Wiener Zeitung, September 1994
An Orkney Wedding, with Sunrise
“This piece of unashamed programme music parodies Scottish strathspeys and reels in a hilarious picture of a boozy, rustic knees-up, the band finally collapsing into alcoholic oblivion. The sun rises in th shape of the Highland bagpipes, the player advancing ceremoniously through the hallcrowning the work with a gesture of heartfelt rhetoric. It brought the house down.”
The Independent, May 1985
The Martyrdom of St Magnus
“My experience of this superb piece has been intensified by gratitude that, even in our materialist age, artists can still find the means to create works which disturb our complacency, console our hearts and lay bare with compassionate clarity the deeper spiritual patterns which the conflicts and passions of daily life obscure. For admirers of the music of Peter Maxwell Davies, and for those interested in serious new opera and music-theatre works, this disc is a necessity. For others, I will only say that I have found listening to this work both a disturbing and a healing experience. The painful harshness of its subject (and of some of its music) seems to me no more than an accurate reflection of the world we see around us each day, and like all great art, The Martyrdom of St. Magnus ultimately seeks to reconcile us to our state of human imperfection, even as it challenges us to work to bring the actions of our daily lives into closer harmony with the inner blueprint of the Divine Image that each of us carries."
Fanfare, 1977
Eight Songs for a Mad King
“One of this composer's finest and most moving achievements.”
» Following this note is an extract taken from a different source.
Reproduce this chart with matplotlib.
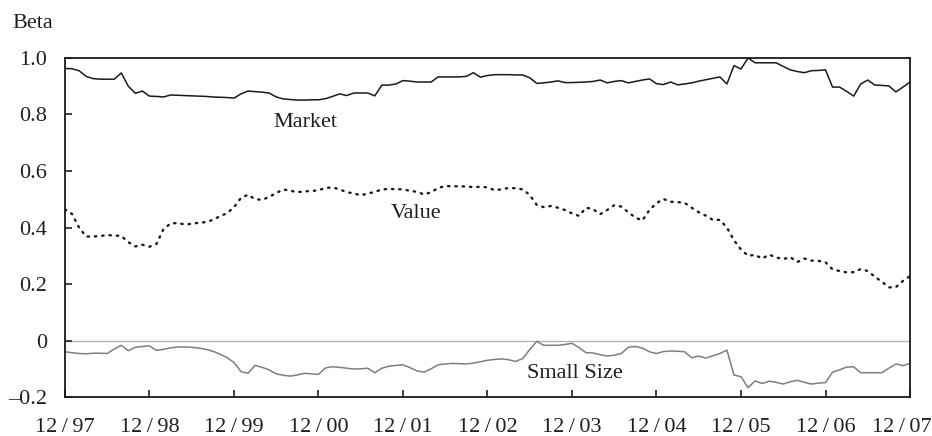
import numpy as np
import matplotlib
matplotlib.use("Agg")
import matplotlib.pyplot as plt
from matplotlib.transforms import ScaledTranslation

# monthly betas, 12/97 .. 12/07 (121 months)
market = [
    0.963, 0.962, 0.955, 0.935, 0.927, 0.925, 0.925, 0.925, 0.947, 0.900,
    0.875, 0.883, 0.865, 0.864, 0.862, 0.869, 0.868, 0.867, 0.866, 0.865,
    0.864, 0.862, 0.861, 0.860, 0.858, 0.873, 0.883, 0.881, 0.879, 0.876,
    0.862, 0.855, 0.853, 0.851, 0.851, 0.852, 0.852, 0.856, 0.864, 0.873,
    0.867, 0.876, 0.876, 0.876, 0.866, 0.904, 0.904, 0.908, 0.920, 0.918,
    0.915, 0.915, 0.915, 0.933, 0.933, 0.933, 0.933, 0.935, 0.948, 0.932,
    0.938, 0.941, 0.941, 0.941, 0.940, 0.940, 0.930, 0.910, 0.912, 0.915,
    0.919, 0.913, 0.913, 0.914, 0.915, 0.917, 0.922, 0.912, 0.917, 0.920,
    0.912, 0.917, 0.922, 0.926, 0.909, 0.906, 0.915, 0.905, 0.908, 0.912,
    0.918, 0.923, 0.928, 0.933, 0.908, 0.973, 0.961, 1.000, 0.983, 0.983,
    0.983, 0.983, 0.970, 0.958, 0.952, 0.948, 0.955, 0.956, 0.958, 0.897,
    0.897, 0.882, 0.865, 0.908, 0.922, 0.904, 0.903, 0.901, 0.880, 0.897,
    0.915,
]
value = [
    0.464, 0.448, 0.400, 0.368, 0.368, 0.370, 0.373, 0.372, 0.370, 0.348,
    0.333, 0.339, 0.332, 0.342, 0.395, 0.414, 0.416, 0.411, 0.413, 0.417,
    0.419, 0.427, 0.440, 0.450, 0.472, 0.505, 0.516, 0.500, 0.498, 0.508,
    0.522, 0.535, 0.530, 0.525, 0.528, 0.529, 0.532, 0.540, 0.542, 0.535,
    0.525, 0.521, 0.514, 0.520, 0.526, 0.535, 0.536, 0.536, 0.535, 0.530,
    0.526, 0.517, 0.525, 0.540, 0.547, 0.546, 0.546, 0.545, 0.543, 0.544,
    0.542, 0.532, 0.535, 0.540, 0.539, 0.535, 0.515, 0.480, 0.472, 0.476,
    0.470, 0.462, 0.450, 0.441, 0.470, 0.465, 0.447, 0.462, 0.479, 0.474,
    0.454, 0.435, 0.425, 0.462, 0.486, 0.501, 0.491, 0.490, 0.487, 0.470,
    0.454, 0.442, 0.427, 0.427, 0.400, 0.355, 0.322, 0.300, 0.303, 0.290,
    0.304, 0.294, 0.288, 0.295, 0.278, 0.290, 0.283, 0.282, 0.277, 0.252,
    0.246, 0.241, 0.242, 0.253, 0.246, 0.226, 0.208, 0.188, 0.189, 0.211,
    0.228,
]
small_size = [
    -0.040, -0.043, -0.046, -0.047, -0.045, -0.045, -0.046, -0.030, -0.017, -0.036,
    -0.024, -0.021, -0.019, -0.035, -0.031, -0.026, -0.023, -0.023, -0.024, -0.027,
    -0.031, -0.038, -0.048, -0.060, -0.078, -0.110, -0.116, -0.088, -0.095, -0.104,
    -0.118, -0.123, -0.126, -0.122, -0.116, -0.118, -0.120, -0.097, -0.093, -0.095,
    -0.098, -0.101, -0.100, -0.098, -0.114, -0.098, -0.091, -0.088, -0.086, -0.096,
    -0.108, -0.112, -0.100, -0.086, -0.083, -0.081, -0.082, -0.083, -0.080, -0.075,
    -0.070, -0.067, -0.065, -0.068, -0.074, -0.064, -0.032, -0.003, -0.017, -0.017,
    -0.017, -0.014, -0.010, -0.025, -0.043, -0.044, -0.050, -0.055, -0.052, -0.046,
    -0.024, -0.021, -0.027, -0.040, -0.046, -0.039, -0.037, -0.038, -0.040, -0.061,
    -0.055, -0.062, -0.054, -0.046, -0.034, -0.122, -0.128, -0.167, -0.143, -0.152,
    -0.144, -0.148, -0.154, -0.146, -0.141, -0.148, -0.154, -0.151, -0.149, -0.112,
    -0.104, -0.094, -0.093, -0.114, -0.114, -0.114, -0.114, -0.098, -0.083, -0.089,
    -0.081,
]
x_labels = ["12/97", "12/98", "12/99", "12/00", "12/01", "12/02",
            "12/03", "12/04", "12/05", "12/06", "12/07"]
y_ticks = [-0.2, 0, 0.2, 0.4, 0.6, 0.8, 1.0]
y_labels = ["\u20130.2", "0", "0.2", "0.4", "0.6", "0.8", "1.0"]

months = np.arange(len(market))
text_col = "#231f20"

plt.rcParams["font.family"] = ["Liberation Serif", "DejaVu Serif"]
plt.rcParams["font.size"] = 16

fig = plt.figure(figsize=(9.32, 4.36), dpi=100)
ax = fig.add_axes([0.0697, 0.0894, 0.9067, 0.7776])

ax.axhline(0, color="#b3b3b3", lw=1.0, zorder=1)
ax.plot(months, market, color="#1a1a1a", lw=1.1, zorder=3)
ax.plot(months, value, color="#1a1a1a", lw=1.7, linestyle=(0, (0.6, 2.5)),
        dash_capstyle="round", zorder=3)
ax.plot(months, small_size, color="#7f7f7f", lw=1.1, zorder=2)

ax.text(34.2, 0.772, "Market", ha="center", va="center", color=text_col)
ax.text(49.9, 0.450, "Value", ha="center", va="center", color=text_col)
ax.text(72.4, -0.115, "Small Size", ha="center", va="center", color=text_col)

ax.set_xlim(0, 120)
ax.set_ylim(-0.2, 1.0)
ax.set_xticks(np.arange(0, 121, 12))
ax.set_xticklabels([s.replace("/", "\u2009/\u2009") for s in x_labels])
ax.set_yticks(y_ticks)
ax.set_yticklabels(y_labels)
ax.tick_params(axis="both", direction="in", length=5, width=1.2,
               colors=text_col, labelsize=16)
ax.tick_params(axis="y", pad=13)
ax.tick_params(axis="x", pad=15)
for s in ax.spines.values():
    s.set_linewidth(1.3)
    s.set_color("#1a1a1a")

# nudge the last date label inward so it stays on the canvas
last = ax.get_xticklabels()[-1]
last.set_transform(last.get_transform() +
                   ScaledTranslation(-8 / 100, 0, fig.dpi_scale_trans))

fig.text(12 / 932, 1 - 24 / 436, "Beta", ha="left", va="center",
         color=text_col, fontsize=16)

fig.savefig("out.png", dpi=100)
Daily Telegraph, April 1969
Worldes Blis
“Maxwell Davies's score, played with heroic musicality by the RPO, has an organic concentration that is unsurpassed in his output. It is superbly integrated and profoundly affecting.”
The Gramophone, 1969
Piano Trio
“… the mastery of Maxwell Davies's trio Voyage to Fair Isle was vividly evident. It gave us that instant assurance of being in safe hands, freeing up the mind to enjoy the other qualities of the pieces, which were many.”